The best of Black Flag’s later material sounds like no other music from its era, and not much music made afterwards.  If In My Head and the instrumental material seemed to point towards a new type of jazz/rock fusion, then “I Can See You” is a new kind of pop.  It’s simple, repetitive and catchy, and for once Rollins’ recitative singing style perfectly matches the music. His man-in-the-mirror lyrics serve as a nice comment on human relationships broken down to their most basic elements, or just act like a simple nursery rhyme, like good pop music should.

6.  Bastard In Love

Going back to songs like “Room 13” and “Life Of Pain” Greg Ginn has a history of writing wounded love songs. But, pairing the lyrics with revved up hardcore, some of the pathos got lost in the fury.  In a later relationship song like “Bastard In Love” you can hear and feel the emotions expressed much more clearly. The mid-tempo feel of the song sounds almost like a mid-60’s mod tune (an effect played up by Ginn’s guitar solo recalling Pete Townsend’s work on “I Can’t Explain”).  Imagine a whole Black Flag record like this in 1985 (and then a tour of all the liberal arts colleges with Husker Du and R.E.M.).

7. Wound Up

I think the biggest problem with post-Damaged Black Flag is they diluted their biggest strength as a band: their intensity.  Early Black Flag is a roller coaster ride; a song like “Revenge” explodes like a bomb in the listener’s brain.  I’m not saying they should have played textbook hardcore forever, there is plenty of intense music that has nothing to do with hardcore.
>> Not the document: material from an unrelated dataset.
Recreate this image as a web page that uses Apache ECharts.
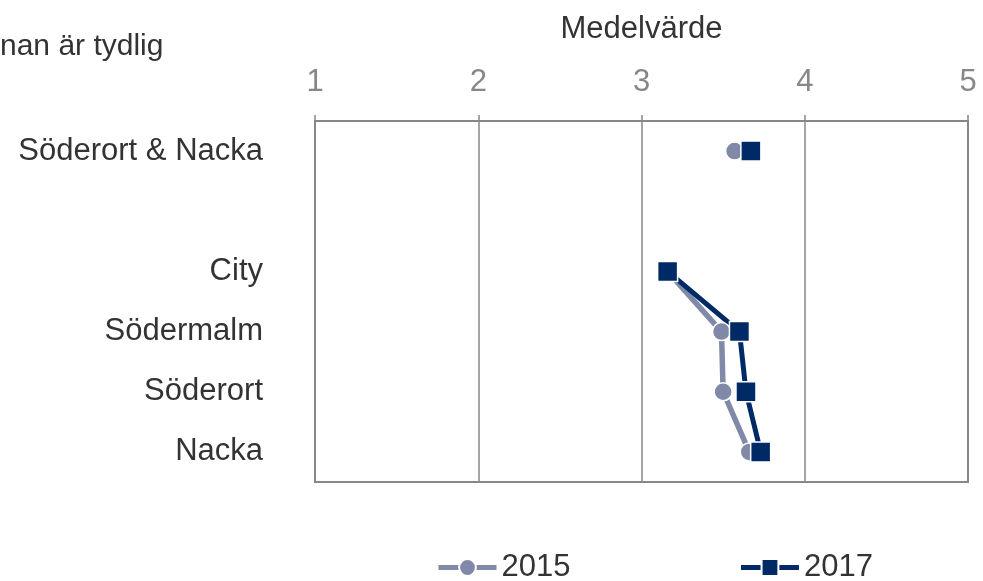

Any of James Browns live albums at the Apollo blow away any hardcore band. But, for whatever reason, there are few later Black Flag songs that can match the intensity of the their first 4 years. But, “Wound Up” is one of those songs.

8. White Hot

It was really hard to narrow down the songs from In My Head, it just works so well as whole album. But, “White Hot” is another good example a song that uses odd elements but somehow makes them into a coherent song.  It’s also a good example of the production choices made on the album. Rollins’ vocals are drowning in reverb, no matter how fiercely he screams out “WHITE HOT,” he’s a distant voice crying out in space. You can’t understand the verses at all, his vocals are basically just a texture, but the guitar work is so good it doesn’t matter. Reviewing the album upon its release, New York Times critic Robert Palmer wrote, “Hearing the polyphony of shifting shapes that is the principal guitar motif in the brilliant ”White Hot” is like listening to the once-revolutionary guitar break from the Yardbirds’ mid-60’s hit ”Shapes of Things” while one’s turntable goes up in flames.”

9. Three Nights

Out of all the albums mentioned here, the production on My War is probably the worst.  It’s like they mastered the record off an old cassette or something.  However, on this song, the sound works.  The bass and drums might as well be programmed on a drum machine, they stick to simple quarter notes and stay in the background (both Carducci and Rollins have implied that Ginn did move on to drum machines in the 90’s because he was tired of dealing with other people).  The song is basically a duet between Ginn’s guitar and Rollins’ lyrics, it’s one of the first songs Rollins wrote with Black Flag.  Ginn overdubs multiple tracks of feedback and builds a soundscape for Rollins’ bad trip recitation that “I think you stuck my friend with knives, dragged him out so he could die.”  It’s the only song on My War where you could make a reasonable argument that it doesn’t sound better live, just because Ginn can’t play 3 guitars at once.

10. Can’t Decide

Another one off My War, another case of diminished expectations.  Both the 1982 demo version of this (great rhythm guitar by Dez) and live versions (Rollins screams on-key) are better than the studio version, but the songwriting is so good on this it doesn’t matter.  It’s probably the first Black Flag song that has a pre-chorus, and the lyrics and music work so well together, the way the single note chromatic passage on the verses lead into the pre-chorus chords is brilliant.